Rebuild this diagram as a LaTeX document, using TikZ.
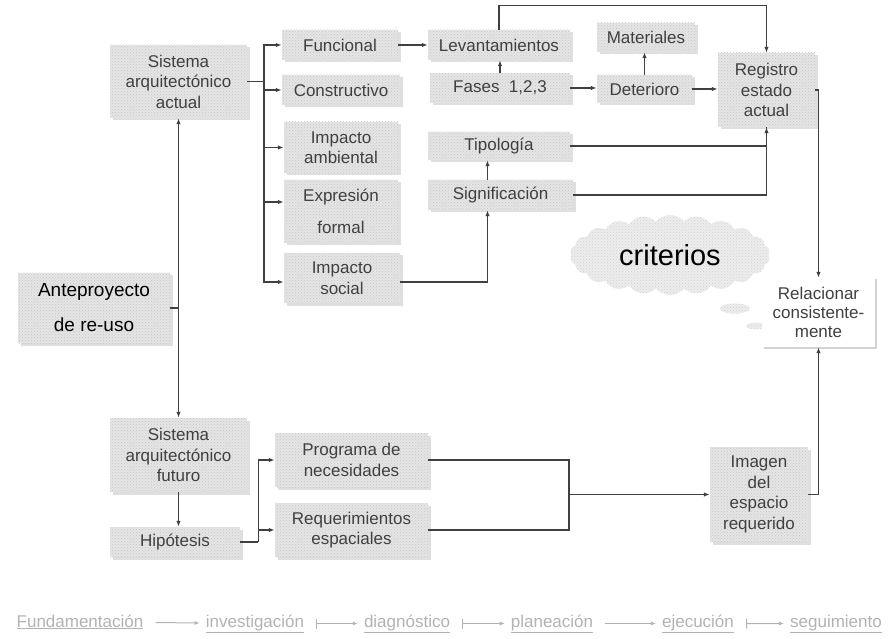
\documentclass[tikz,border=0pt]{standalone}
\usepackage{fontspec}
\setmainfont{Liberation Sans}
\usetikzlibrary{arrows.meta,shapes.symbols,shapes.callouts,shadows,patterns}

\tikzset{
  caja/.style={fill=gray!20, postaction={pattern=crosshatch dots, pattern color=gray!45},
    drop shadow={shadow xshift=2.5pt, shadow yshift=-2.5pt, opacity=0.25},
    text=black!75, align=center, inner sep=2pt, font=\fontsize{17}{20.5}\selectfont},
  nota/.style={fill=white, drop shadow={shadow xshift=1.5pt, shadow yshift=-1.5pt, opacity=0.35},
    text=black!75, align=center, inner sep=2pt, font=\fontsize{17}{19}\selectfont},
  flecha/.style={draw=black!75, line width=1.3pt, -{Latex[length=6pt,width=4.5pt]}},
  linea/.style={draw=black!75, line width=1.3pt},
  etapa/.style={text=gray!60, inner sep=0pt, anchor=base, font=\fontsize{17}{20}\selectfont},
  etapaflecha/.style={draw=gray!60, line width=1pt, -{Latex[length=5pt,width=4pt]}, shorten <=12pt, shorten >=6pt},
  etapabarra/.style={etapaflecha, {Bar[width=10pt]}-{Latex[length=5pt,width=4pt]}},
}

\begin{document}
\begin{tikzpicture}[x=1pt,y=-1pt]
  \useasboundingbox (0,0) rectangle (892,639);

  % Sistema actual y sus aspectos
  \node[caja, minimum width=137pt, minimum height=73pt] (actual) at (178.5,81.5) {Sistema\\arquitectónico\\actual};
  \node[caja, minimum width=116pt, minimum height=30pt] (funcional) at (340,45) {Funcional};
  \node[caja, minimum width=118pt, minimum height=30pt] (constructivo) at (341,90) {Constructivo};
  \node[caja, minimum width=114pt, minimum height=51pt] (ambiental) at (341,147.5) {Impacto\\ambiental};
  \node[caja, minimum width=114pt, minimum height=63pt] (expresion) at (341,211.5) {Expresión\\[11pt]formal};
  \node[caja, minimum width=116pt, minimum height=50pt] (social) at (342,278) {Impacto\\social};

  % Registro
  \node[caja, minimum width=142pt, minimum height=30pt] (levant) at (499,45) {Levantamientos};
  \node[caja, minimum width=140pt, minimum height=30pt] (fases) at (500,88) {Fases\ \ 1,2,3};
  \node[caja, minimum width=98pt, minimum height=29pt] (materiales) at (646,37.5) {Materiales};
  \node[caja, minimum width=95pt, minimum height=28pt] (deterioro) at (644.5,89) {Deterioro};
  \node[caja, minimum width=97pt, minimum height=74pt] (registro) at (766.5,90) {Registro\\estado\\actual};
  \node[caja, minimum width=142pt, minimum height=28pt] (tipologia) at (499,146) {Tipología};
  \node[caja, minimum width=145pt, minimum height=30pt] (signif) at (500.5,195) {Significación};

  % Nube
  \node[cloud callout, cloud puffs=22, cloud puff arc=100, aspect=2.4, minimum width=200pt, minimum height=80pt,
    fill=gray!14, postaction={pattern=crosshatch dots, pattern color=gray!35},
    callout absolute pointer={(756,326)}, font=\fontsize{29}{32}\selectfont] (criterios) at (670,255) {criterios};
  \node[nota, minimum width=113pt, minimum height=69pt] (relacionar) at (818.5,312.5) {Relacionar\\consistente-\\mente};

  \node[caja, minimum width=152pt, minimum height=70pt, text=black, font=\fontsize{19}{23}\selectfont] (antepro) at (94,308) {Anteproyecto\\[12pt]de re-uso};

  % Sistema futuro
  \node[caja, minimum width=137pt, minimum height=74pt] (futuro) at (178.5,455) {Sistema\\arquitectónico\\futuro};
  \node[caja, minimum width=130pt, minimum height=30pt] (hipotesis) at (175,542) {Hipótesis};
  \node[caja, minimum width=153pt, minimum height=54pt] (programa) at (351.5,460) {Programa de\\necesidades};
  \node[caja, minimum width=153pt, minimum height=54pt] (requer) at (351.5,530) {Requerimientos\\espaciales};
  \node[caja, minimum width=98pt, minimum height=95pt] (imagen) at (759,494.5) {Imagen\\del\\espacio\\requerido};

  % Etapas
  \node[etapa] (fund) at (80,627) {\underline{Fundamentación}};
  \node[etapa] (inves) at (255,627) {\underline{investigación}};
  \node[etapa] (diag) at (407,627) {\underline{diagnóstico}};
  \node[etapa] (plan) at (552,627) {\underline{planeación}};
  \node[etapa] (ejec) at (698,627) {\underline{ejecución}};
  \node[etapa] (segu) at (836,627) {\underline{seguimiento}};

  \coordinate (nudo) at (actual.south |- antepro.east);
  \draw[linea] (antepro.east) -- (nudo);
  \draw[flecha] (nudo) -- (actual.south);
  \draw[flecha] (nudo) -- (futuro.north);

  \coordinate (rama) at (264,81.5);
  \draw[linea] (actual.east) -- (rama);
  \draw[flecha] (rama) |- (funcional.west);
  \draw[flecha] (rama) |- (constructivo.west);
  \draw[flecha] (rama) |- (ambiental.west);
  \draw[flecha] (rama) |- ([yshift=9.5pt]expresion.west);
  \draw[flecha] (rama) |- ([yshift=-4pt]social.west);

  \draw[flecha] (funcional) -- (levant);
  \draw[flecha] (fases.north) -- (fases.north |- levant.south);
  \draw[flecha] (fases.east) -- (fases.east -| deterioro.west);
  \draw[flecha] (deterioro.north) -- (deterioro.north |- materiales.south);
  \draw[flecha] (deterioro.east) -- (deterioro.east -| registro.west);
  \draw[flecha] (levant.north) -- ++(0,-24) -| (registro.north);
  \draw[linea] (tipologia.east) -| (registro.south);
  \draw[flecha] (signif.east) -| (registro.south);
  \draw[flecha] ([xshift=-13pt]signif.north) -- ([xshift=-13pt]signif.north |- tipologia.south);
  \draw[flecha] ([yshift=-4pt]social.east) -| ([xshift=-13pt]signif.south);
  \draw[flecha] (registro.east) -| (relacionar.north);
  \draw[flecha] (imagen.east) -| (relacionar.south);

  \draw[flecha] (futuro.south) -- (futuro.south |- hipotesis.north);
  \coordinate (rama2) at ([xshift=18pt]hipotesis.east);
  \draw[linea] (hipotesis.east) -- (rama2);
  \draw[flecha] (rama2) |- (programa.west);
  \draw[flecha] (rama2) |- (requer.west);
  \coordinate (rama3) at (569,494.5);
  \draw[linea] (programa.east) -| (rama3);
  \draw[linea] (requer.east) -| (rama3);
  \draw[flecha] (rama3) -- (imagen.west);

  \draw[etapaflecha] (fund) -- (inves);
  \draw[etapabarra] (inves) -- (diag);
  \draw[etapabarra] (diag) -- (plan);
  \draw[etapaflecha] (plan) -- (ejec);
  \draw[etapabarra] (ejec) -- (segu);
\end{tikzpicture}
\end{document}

..............................

Emit the lines of the material exactly, from its first line to the line containing "(0,0) rectangle (892,639);", inclusive; leave every picture out.

Rebuild this diagram as a LaTeX document, using TikZ.
\documentclass[tikz,border=0pt]{standalone}
\usepackage{fontspec}
\setmainfont{Liberation Sans}
\usetikzlibrary{arrows.meta,shapes.symbols,shapes.callouts,shadows,patterns}

\tikzset{
  caja/.style={fill=gray!20, postaction={pattern=crosshatch dots, pattern color=gray!45},
    drop shadow={shadow xshift=2.5pt, shadow yshift=-2.5pt, opacity=0.25},
    text=black!75, align=center, inner sep=2pt, font=\fontsize{17}{20.5}\selectfont},
  nota/.style={fill=white, drop shadow={shadow xshift=1.5pt, shadow yshift=-1.5pt, opacity=0.35},
    text=black!75, align=center, inner sep=2pt, font=\fontsize{17}{19}\selectfont},
  flecha/.style={draw=black!75, line width=1.3pt, -{Latex[length=6pt,width=4.5pt]}},
  linea/.style={draw=black!75, line width=1.3pt},
  etapa/.style={text=gray!60, inner sep=0pt, anchor=base, font=\fontsize{17}{20}\selectfont},
  etapaflecha/.style={draw=gray!60, line width=1pt, -{Latex[length=5pt,width=4pt]}, shorten <=12pt, shorten >=6pt},
  etapabarra/.style={etapaflecha, {Bar[width=10pt]}-{Latex[length=5pt,width=4pt]}},
}

\begin{document}
\begin{tikzpicture}[x=1pt,y=-1pt]
  \useasboundingbox (0,0) rectangle (892,639);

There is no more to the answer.